Hobbycraft has sewn up a rise in sales and earnings for the year, as the arts and craft retailer bucked the downward trend among British retailers.
The company, which is owned by private equity giant Bridgepoint and has 94 UK shops, said surging online growth helped to bolster its sales.
Total revenue for the year to February 2019 jumped by 5.4% to £177.7 million as it boosted by online sales growth of 22.7%.
Hobbycraft said it expects the UK retail environment to “remain challenging” but said it felt “well placed” to deliver its growth plans.
It said that sales for the first quarter of the current were stronger than the same period last year.

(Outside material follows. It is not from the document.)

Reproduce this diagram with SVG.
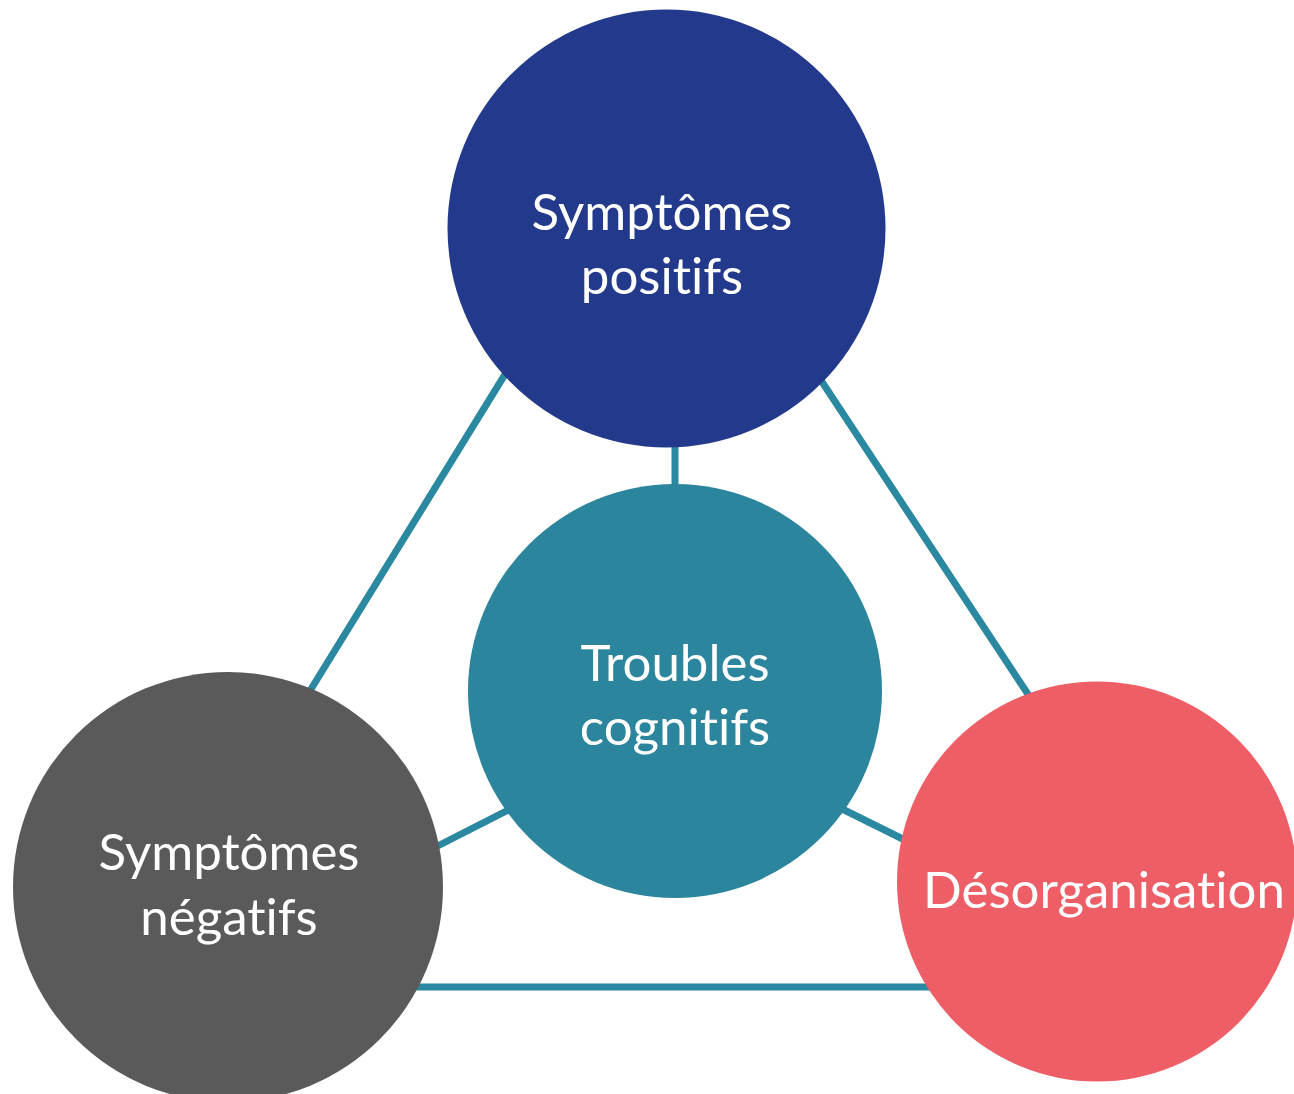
<svg xmlns="http://www.w3.org/2000/svg" width="1294" height="1094" viewBox="0 0 1294 1094">
<style>
.conn line{stroke:#2A88A0;stroke-width:7;stroke-linecap:butt}
.lbl{font-family:Lato,"Open Sans","Liberation Sans",sans-serif;font-size:51px;fill:#ffffff;text-anchor:middle;font-variant-ligatures:none;font-feature-settings:"liga" 0,"clig" 0}
</style>
<rect width="1294" height="1094" fill="#ffffff"/>
<g id="connectors" class="conn">
<line x1="520" y1="350" x2="292" y2="720"/>
<line x1="801" y1="350" x2="1045" y2="720"/>
<line x1="675" y1="430" x2="675" y2="500"/>
<line x1="420" y1="855" x2="530" y2="799"/>
<line x1="820" y1="798" x2="925" y2="850"/>
<line x1="400" y1="987" x2="945" y2="987"/>
</g>
<g id="node-positifs">
<circle cx="666.5" cy="228.5" r="219" fill="#233A8C"/>
<text class="lbl" x="662" y="230">Symptômes</text>
<text class="lbl" x="662" y="294">positifs</text>
</g>
<g id="node-cognitifs">
<circle cx="675" cy="691" r="207" fill="#2B859D"/>
<text class="lbl" x="675" y="681">Troubles</text>
<text class="lbl" x="675" y="745">cognitifs</text>
</g>
<g id="node-negatifs">
<circle cx="228" cy="887" r="215" fill="#5A5A5A"/>
<text class="lbl" x="229" y="870">Symptômes</text>
<text class="lbl" x="229" y="935">négatifs</text>
</g>
<g id="node-desorganisation">
<circle cx="1097" cy="881.5" r="200" fill="#EE5E66"/>
<text class="lbl" x="1104" y="908">Désorganisation</text>
</g>
</svg>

Dominic Jordan, chief executive of Hobbycraft, said: “We are pleased with our performance and how our offer has improved over the past year.
“We continue to pursue our plans for multi-channel growth as we target our strategy to improve the broader appeal of our brand.
“This is being achieved through leveraging our broad product range which meets the needs of core hobbyists, families and everyday makers, with continued focus on delivering value to our customers.”
Over the year the company opened five new stores as it focused on launching new smaller stores in a bid to improve its profitability.
Hobbycraft’s growth strategy has also been driven by increased online sales as well as Click & Collect sales growth.
It hailed “strong” earnings growth over the year, as it posted a 27.8% rise in adjusted earnings before interest and tax of £12.2 million.
It also said the popularity of tidying guru Marie Kondo helped to spark soaring sales of its storage trolleys, which saw a 207% sales uplift.
Mr Jordan added: “Our focus remains on great customer service and colleague engagement as we seek to provide help and inspiration to customers in their local communities.
“Our in-store workshop programme plays a key role where our colleagues demonstrate their incredible knowledge and passion for crafting whilst helping customers with their projects.”